Saturday, 31 January 2009

Polly Scattergood - New Waves @ Breaking More Waves

Whilst publishing our One's To Watch list for 2009 last December, there were a number of artists that we considered for the ten in the list but eventually discarded. This month we have blogged our way through those that missed out, under the title of New Waves @ Breaking More Waves. Polly Scattergood is our final artist who crept around the edges of the list, but was always more likely to be found hiding in a shadowy corner.

Polly Scattergood makes music that is experimental and emotional, sung with feminine charm and a super vulnerability that belies a dark undercurrent. With an album due for release in March, this Brit school graduate has been described as “The Kate Bush of the 21st century,” and there are certainly elements of Bush in her slightly leftfield style.
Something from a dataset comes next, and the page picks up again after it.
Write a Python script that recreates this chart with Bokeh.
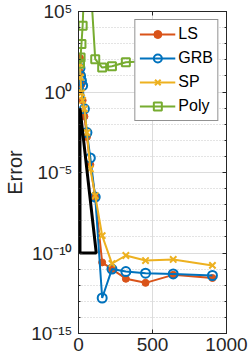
from bokeh.plotting import figure
from bokeh.models import Range1d, FixedTicker, LogAxis, LinearAxis
from bokeh.embed import file_html
from bokeh.resources import INLINE

# ---- data ----
N = [10, 14, 20, 28, 40, 57, 80, 113, 160, 226, 320, 453, 640, 905]
err_LS = [1.3e2, 1.6e1, 3e0, 3e-1, 3e-2, 1.6e-3, 3e-5, 3e-7,
          2.6e-11, 1.0e-11, 2.5e-12, 1.4e-12, 4.4e-12, 2.8e-12]
err_GRB = [3e1, 1e1, 5e0, 2.5e0, 9e-2, 3e-3, 8e-5, 3e-7,
           1.6e-13, 1.0e-11, 7e-12, 5.6e-12, 5e-12, 4e-12]
err_SP = [6e1, 8e0, 9e-1, 3e-1, 9e-2, 3e-3, 1.7e-5, 3.6e-7,
          1.2e-9, 2.2e-11, 7e-11, 3.4e-11, 4e-11, 1.7e-11]
N_poly = [10, 14, 20, 28, 40, 57, 80, 113, 160, 226, 320, 453]
err_Poly = [56, 140, 950, 1.3e4, 1e7, 1e8, 1e7, 110, 33, 40, 70, 80]
tri_x = [10, 10, 120, 10]
tri_y = [1e-1, 1e-10, 1e-10, 1e-1]

x_ticks = [0, 500, 1000]
y_ticks = [1e-15, 1e-10, 1e-5, 1e0, 1e5]
y_tick_labels = ["10\u207b\u00b9\u2075", "10\u207b\u00b9\u2070", "10\u207b\u2075", "10\u2070", "10\u2075"]
y_minor = [10.0 ** k for k in range(-15, 6)]

FONT = "Liberation Sans"
AX = "#262626"

p = figure(frame_width=148, frame_height=322, y_axis_type="log",
           x_range=Range1d(0, 1000), y_range=Range1d(1e-15, 1e5),
           output_backend="svg", toolbar_location=None,
           min_border_left=78, min_border_right=23,
           min_border_top=11, min_border_bottom=20)

p.outline_line_color = AX
p.outline_line_alpha = 1
p.outline_line_width = 1

xa = p.below[0]
ya = p.left[0]

# mirrored tick axes (box ticks), labels invisible
ax_top = LinearAxis(ticker=FixedTicker(ticks=x_ticks, minor_ticks=[]),
                    major_label_text_font_size="2px", major_label_text_alpha=0,
                    major_label_standoff=0)
ax_right = LogAxis(ticker=FixedTicker(ticks=y_ticks, minor_ticks=y_minor),
                   major_label_text_font_size="2px", major_label_text_alpha=0,
                   major_label_standoff=0)
p.add_layout(ax_top, "above")
p.add_layout(ax_right, "right")

xa.ticker = FixedTicker(ticks=x_ticks, minor_ticks=[])
ya.ticker = FixedTicker(ticks=y_ticks, minor_ticks=y_minor)
ya.major_label_overrides = {t: l for t, l in zip(y_ticks, y_tick_labels)}
for ax in (xa, ya, ax_top, ax_right):
    ax.axis_line_color = AX
    ax.major_tick_line_color = AX
    ax.minor_tick_line_color = AX
    ax.major_tick_in = 4
    ax.major_tick_out = 0
    ax.minor_tick_in = 2
    ax.minor_tick_out = 0
    ax.major_label_text_font = FONT
    ax.major_label_text_color = AX
for ax in (xa, ya):
    ax.major_label_text_font_size = "19px"
xa.major_label_standoff = 4
ya.major_label_standoff = 6
ya.axis_label = "Error"
ya.axis_label_text_font = FONT
ya.axis_label_text_font_size = "20px"
ya.axis_label_text_font_style = "normal"
ya.axis_label_text_color = AX
ya.axis_label_standoff = 2

# grids
p.xgrid.ticker = FixedTicker(ticks=x_ticks, minor_ticks=[])
p.xgrid.grid_line_color = "#dcdcdc"
p.ygrid.grid_line_color = "#dcdcdc"
p.ygrid.minor_grid_line_color = "#c8c8c8"
p.ygrid.minor_grid_line_dash = "1 2"

LSc, GRBc, SPc, POc = "#D95319", "#0072BD", "#EDB120", "#77AC30"
LW = 2

p.line(N, err_LS, color=LSc, line_width=LW, legend_label="LS")
p.scatter(N, err_LS, marker="circle", size=7, color=LSc, legend_label="LS")

p.line(N, err_GRB, color=GRBc, line_width=LW, legend_label="GRB")
p.scatter(N, err_GRB, marker="circle", size=9, line_color=GRBc, fill_color=None,
          line_width=2, legend_label="GRB")

p.line(N, err_SP, color=SPc, line_width=LW, legend_label="SP")
p.scatter(N, err_SP, marker="x", size=9, line_color=SPc, line_width=2, legend_label="SP")

p.line(N_poly, err_Poly, color=POc, line_width=LW, legend_label="Poly")
p.scatter(N_poly, err_Poly, marker="square", size=8, line_color=POc, fill_color=None,
          line_width=2, legend_label="Poly")

p.line(tri_x, tri_y, color="black", line_width=3)

lg = p.legend[0]
lg.location = "top_right"
lg.margin = 8
lg.padding = 4
lg.spacing = 4
lg.glyph_width = 36
lg.glyph_height = 20
lg.label_height = 20
lg.label_standoff = 3
lg.label_text_font = FONT
lg.label_text_font_size = "16px"
lg.label_text_color = "black"
lg.border_line_color = AX
lg.border_line_width = 1
lg.background_fill_alpha = 1

open("out.html", "w").write(file_html(p, INLINE))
Her atmospheric angst music is a mix of piano, electronica, pattering beats and guitar that hosts some rather troubled lyrics. On Nitrogen Pink Polly sings “And all the education daddy, it never paid, because the fat man took my innocence away.” Then on the ghostly I Hate The Way she comes across like a young Beth Gibbons whispering “Well you can take what you want cos I’ve got nothing, pass me some pills, and I will go to bed, but however much I toss and turn I feel a dark place up ahead,” before singing with the air of dark madness “Doo doo doo doo doo doo doo doo - my doctor said I’ve got to sing a happy tune.” These sombre unsettling reflections on life show a deep confessional tone that disturbs, yet draws you further in. If these songs are autobiographical, she’s a psychiatrists wet dream.

Haunting and slightly disturbing, Polly Scattergood is unlikely to be featuring on any commercial radio stations in the near future, but she is all the better for it.